A son has lost his appeal in a £1.5m legal battle with his baronet father to recoup money from the sale of the family castle in Cumbria.

Sir John Howard-Lawson sold the 13th Century Corby Castle estate in 1994, but his son claims it was not his to sell.

Philip Howard, 50, took his bid to recover his "inheritance" to London's High Court a year ago, but lost.

Mr Howard has now lost his challenge to that ruling at the appeal court.

'Forfeited' inheritance

The business consultant claimed his father, whose original surname was Lawson, had "forfeited" his right to inherit the castle in 1962 by neglecting to comply with some terms in his great grandfather's will.

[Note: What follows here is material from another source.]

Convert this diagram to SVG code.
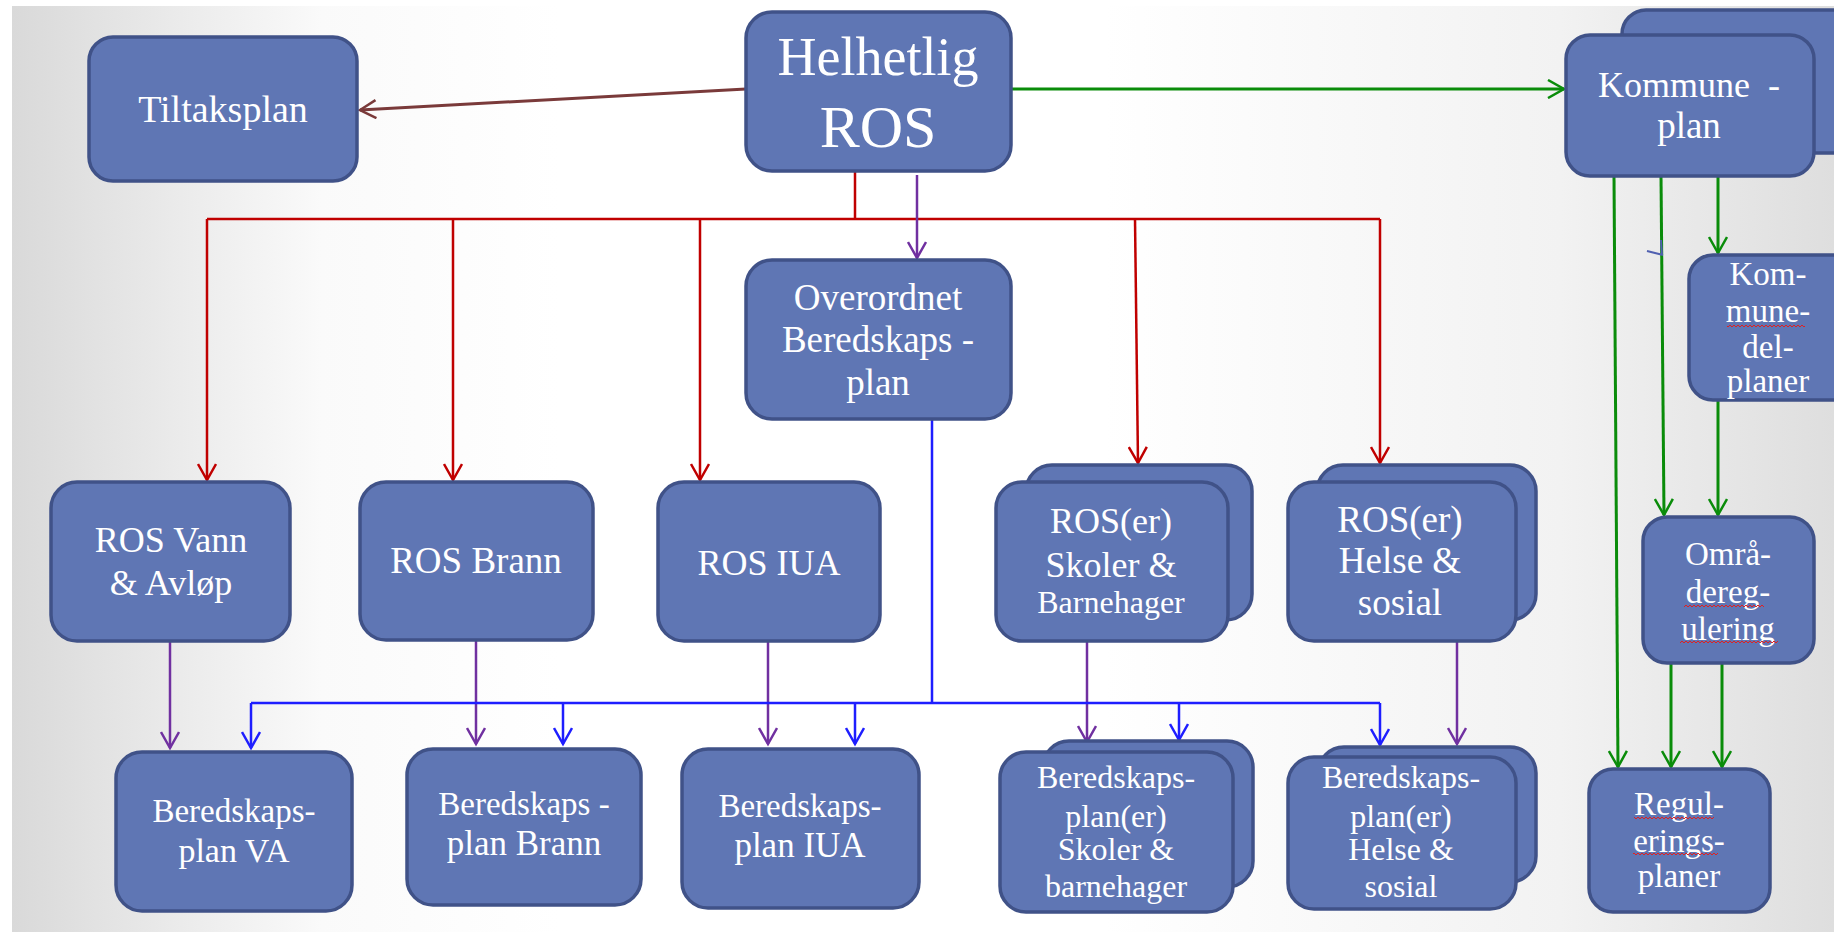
<svg xmlns="http://www.w3.org/2000/svg" width="1834" height="934" viewBox="0 0 1834 934">
<defs>
<linearGradient id="bg" x1="0" y1="0" x2="1" y2="0">
<stop offset="0" stop-color="#d9d9d9"/>
<stop offset="0.17" stop-color="#fafafa"/>
<stop offset="0.3" stop-color="#ffffff"/>
<stop offset="0.6" stop-color="#ffffff"/>
<stop offset="0.85" stop-color="#f2f2f2"/>
<stop offset="1" stop-color="#dedede"/>
</linearGradient>
<marker id="aRed" markerUnits="userSpaceOnUse" markerWidth="20" markerHeight="20" viewBox="0 0 20 20" refX="17" refY="10" orient="auto"><path d="M1,1 L17,10 L1,19" fill="none" stroke="#C00000" stroke-width="2.5"/></marker>
<marker id="aPur" markerUnits="userSpaceOnUse" markerWidth="20" markerHeight="20" viewBox="0 0 20 20" refX="17" refY="10" orient="auto"><path d="M1,1 L17,10 L1,19" fill="none" stroke="#7030A0" stroke-width="2.5"/></marker>
<marker id="aBlu" markerUnits="userSpaceOnUse" markerWidth="20" markerHeight="20" viewBox="0 0 20 20" refX="17" refY="10" orient="auto"><path d="M1,1 L17,10 L1,19" fill="none" stroke="#1E1EFF" stroke-width="2.5"/></marker>
<marker id="aGrn" markerUnits="userSpaceOnUse" markerWidth="20" markerHeight="20" viewBox="0 0 20 20" refX="17" refY="10" orient="auto"><path d="M1,1 L17,10 L1,19" fill="none" stroke="#0A8C0A" stroke-width="2.5"/></marker>
<marker id="aBrn" markerUnits="userSpaceOnUse" markerWidth="20" markerHeight="20" viewBox="0 0 20 20" refX="17" refY="10" orient="auto"><path d="M1,1 L17,10 L1,19" fill="none" stroke="#7A3A3A" stroke-width="2.5"/></marker>
<pattern id="wavy" patternUnits="userSpaceOnUse" width="4" height="4"><path d="M0,3 L2,1 L4,3" fill="none" stroke="#E02020" stroke-width="1"/></pattern>
<style>
.box{fill:#5F76B4;stroke:#405288;stroke-width:3.5}
.t{font-family:"Liberation Serif","DejaVu Serif",serif;fill:#ffffff;text-anchor:middle}
.red{stroke:#C00000;stroke-width:2.5;fill:none}
.pur{stroke:#7030A0;stroke-width:2.5;fill:none}
.blu{stroke:#1E1EFF;stroke-width:2.5;fill:none}
.grn{stroke:#0A8C0A;stroke-width:3;fill:none}
.brn{stroke:#7A3A3A;stroke-width:3;fill:none}
</style>
</defs>
<rect x="0" y="0" width="1834" height="934" fill="#ffffff"/>
<rect x="12" y="6" width="1822" height="926" fill="url(#bg)"/>

<g id="connectors">
<path class="brn" d="M746,89 L360,110" marker-end="url(#aBrn)"/>
<path class="grn" d="M1011,89 L1564,89" marker-end="url(#aGrn)"/>
<path class="red" d="M855,171 V219 M207,219 H1380"/>
<path class="red" d="M207,219 V480" marker-end="url(#aRed)"/>
<path class="red" d="M453,219 V480" marker-end="url(#aRed)"/>
<path class="red" d="M700,219 V480" marker-end="url(#aRed)"/>
<path class="red" d="M1135,219 L1138,463" marker-end="url(#aRed)"/>
<path class="red" d="M1380,219 V463" marker-end="url(#aRed)"/>
<path class="pur" d="M917,175 V258" marker-end="url(#aPur)"/>
<path class="pur" d="M170,641 V748" marker-end="url(#aPur)"/>
<path class="pur" d="M476,641 V744" marker-end="url(#aPur)"/>
<path class="pur" d="M768,642 V744" marker-end="url(#aPur)"/>
<path class="pur" d="M1087,641 V742" marker-end="url(#aPur)"/>
<path class="pur" d="M1457,641 V744" marker-end="url(#aPur)"/>
<path class="blu" d="M932,419 V703 M251,703 H1380"/>
<path class="blu" d="M251,703 V748" marker-end="url(#aBlu)"/>
<path class="blu" d="M563,703 V744" marker-end="url(#aBlu)"/>
<path class="blu" d="M855,703 V744" marker-end="url(#aBlu)"/>
<path class="blu" d="M1179,703 V740" marker-end="url(#aBlu)"/>
<path class="blu" d="M1380,703 V745" marker-end="url(#aBlu)"/>
<path class="grn" d="M1614,176 L1618,767" marker-end="url(#aGrn)"/>
<path class="grn" d="M1661,176 L1664,515" marker-end="url(#aGrn)"/>
<path class="grn" d="M1718,176 V253" marker-end="url(#aGrn)"/>
<path class="grn" d="M1718,400 V515" marker-end="url(#aGrn)"/>
<path class="grn" d="M1671,663 V767" marker-end="url(#aGrn)"/>
<path class="grn" d="M1722,663 V767" marker-end="url(#aGrn)"/>
<path d="M1647,251 L1663,255 M1661,240 L1662,255" fill="none" stroke="#5060B0" stroke-width="2"/>
</g>

<g id="tiltaksplan">
<rect class="box" x="89" y="37" width="268" height="144" rx="24"/>
<text class="t" x="223" y="122" font-size="38">Tiltaksplan</text>
</g>
<g id="helhetlig-ros">
<rect class="box" x="746" y="12" width="265" height="159" rx="26"/>
<text class="t" x="878" y="75" font-size="54">Helhetlig</text>
<text class="t" x="878" y="147" font-size="60">ROS</text>
</g>
<g id="kommuneplan">
<rect class="box" x="1622" y="10" width="240" height="143" rx="24"/>
<rect class="box" x="1566" y="35" width="248" height="141" rx="24"/>
<text class="t" x="1689" y="97" font-size="36" xml:space="preserve">Kommune  -</text>
<text class="t" x="1689" y="138" font-size="37">plan</text>
</g>
<g id="overordnet">
<rect class="box" x="746" y="260" width="265" height="159" rx="26"/>
<text class="t" x="878" y="310" font-size="37">Overordnet</text>
<text class="t" x="878" y="352" font-size="37">Beredskaps -</text>
<text class="t" x="878" y="395" font-size="37">plan</text>
</g>
<g id="ros-vann">
<rect class="box" x="51" y="482" width="239" height="159" rx="26"/>
<text class="t" x="171" y="552" font-size="36">ROS Vann</text>
<text class="t" x="171" y="595" font-size="36">&amp; Avløp</text>
</g>
<g id="ros-brann">
<rect class="box" x="360" y="482" width="233" height="158" rx="26"/>
<text class="t" x="476" y="573" font-size="37">ROS Brann</text>
</g>
<g id="ros-iua">
<rect class="box" x="658" y="482" width="222" height="159" rx="26"/>
<text class="t" x="769" y="575" font-size="36">ROS IUA</text>
</g>
<g id="ros-skoler">
<rect class="box" x="1026" y="465" width="226" height="155" rx="26"/>
<rect class="box" x="996" y="482" width="232" height="159" rx="26"/>
<text class="t" x="1111" y="533" font-size="36">ROS(er)</text>
<text class="t" x="1111" y="577" font-size="36">Skoler &amp;</text>
<text class="t" x="1111" y="613" font-size="32">Barnehager</text>
</g>
<g id="ros-helse">
<rect class="box" x="1317" y="465" width="219" height="155" rx="26"/>
<rect class="box" x="1288" y="482" width="228" height="159" rx="26"/>
<text class="t" x="1400" y="532" font-size="37">ROS(er)</text>
<text class="t" x="1400" y="573" font-size="37">Helse &amp;</text>
<text class="t" x="1400" y="615" font-size="37">sosial</text>
</g>
<g id="kommunedelplaner">
<rect class="box" x="1689" y="255" width="175" height="145" rx="24"/>
<text class="t" x="1768" y="285" font-size="33">Kom-</text>
<text class="t" x="1768" y="322" font-size="33">mune-</text>
<text class="t" x="1768" y="358" font-size="33">del-</text>
<text class="t" x="1768" y="392" font-size="33">planer</text>
<rect x="1727" y="323" width="78" height="4" fill="url(#wavy)"/>
</g>
<g id="omraderegulering">
<rect class="box" x="1643" y="517" width="171" height="146" rx="24"/>
<text class="t" x="1728" y="565" font-size="33">Områ-</text>
<text class="t" x="1728" y="603" font-size="33">dereg-</text>
<text class="t" x="1728" y="640" font-size="33">ulering</text>
<rect x="1684" y="604" width="80" height="4" fill="url(#wavy)"/>
<rect x="1680" y="641" width="98" height="4" fill="url(#wavy)"/>
</g>
<g id="beredskapsplan-va">
<rect class="box" x="116" y="752" width="236" height="159" rx="26"/>
<text class="t" x="234" y="822" font-size="33">Beredskaps-</text>
<text class="t" x="234" y="862" font-size="34">plan VA</text>
</g>
<g id="beredskapsplan-brann">
<rect class="box" x="407" y="749" width="234" height="156" rx="26"/>
<text class="t" x="524" y="815" font-size="33">Beredskaps -</text>
<text class="t" x="524" y="855" font-size="35">plan Brann</text>
</g>
<g id="beredskapsplan-iua">
<rect class="box" x="682" y="749" width="237" height="159" rx="26"/>
<text class="t" x="800" y="817" font-size="33">Beredskaps-</text>
<text class="t" x="800" y="857" font-size="35">plan IUA</text>
</g>
<g id="beredskapsplan-skoler">
<rect class="box" x="1043" y="741" width="210" height="146" rx="26"/>
<rect class="box" x="1000" y="752" width="233" height="160" rx="26"/>
<text class="t" x="1116" y="788" font-size="32">Beredskaps-</text>
<text class="t" x="1116" y="827" font-size="32">plan(er)</text>
<text class="t" x="1116" y="860" font-size="32">Skoler &amp;</text>
<text class="t" x="1116" y="897" font-size="32">barnehager</text>
</g>
<g id="beredskapsplan-helse">
<rect class="box" x="1318" y="747" width="218" height="135" rx="26"/>
<rect class="box" x="1288" y="757" width="228" height="152" rx="26"/>
<text class="t" x="1401" y="788" font-size="32">Beredskaps-</text>
<text class="t" x="1401" y="827" font-size="32">plan(er)</text>
<text class="t" x="1401" y="860" font-size="32">Helse &amp;</text>
<text class="t" x="1401" y="897" font-size="32">sosial</text>
</g>
<g id="reguleringsplaner">
<rect class="box" x="1589" y="769" width="181" height="143" rx="24"/>
<text class="t" x="1679" y="815" font-size="33">Regul-</text>
<text class="t" x="1679" y="852" font-size="33">erings-</text>
<text class="t" x="1679" y="887" font-size="33">planer</text>
<rect x="1634" y="817" width="80" height="4" fill="url(#wavy)"/>
<rect x="1633" y="853" width="85" height="4" fill="url(#wavy)"/>
</g>
</svg>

He said this made him, not his father, heir to the estate, and entitled him to the £1.5m proceeds from its sale.

The Court of Appeal dismissed Mr Howard's challenge against the ruling by Mrs Justice Proudman and backed her interpretation of the clause in the will which required the adoption of the Howard surname and coat-of-arms.

Ruling that there was no forfeiture, she had said Sir John had applied to use the surname and coat-of-arms within the time specified in the will.

She added that the clause was included because Mr Howard's great-great-grandfather, who had only one daughter, wanted to continue the association of his family name and arms with his landed estate.

The estate had been in the family for 400 years before it was sold due to financial difficulties.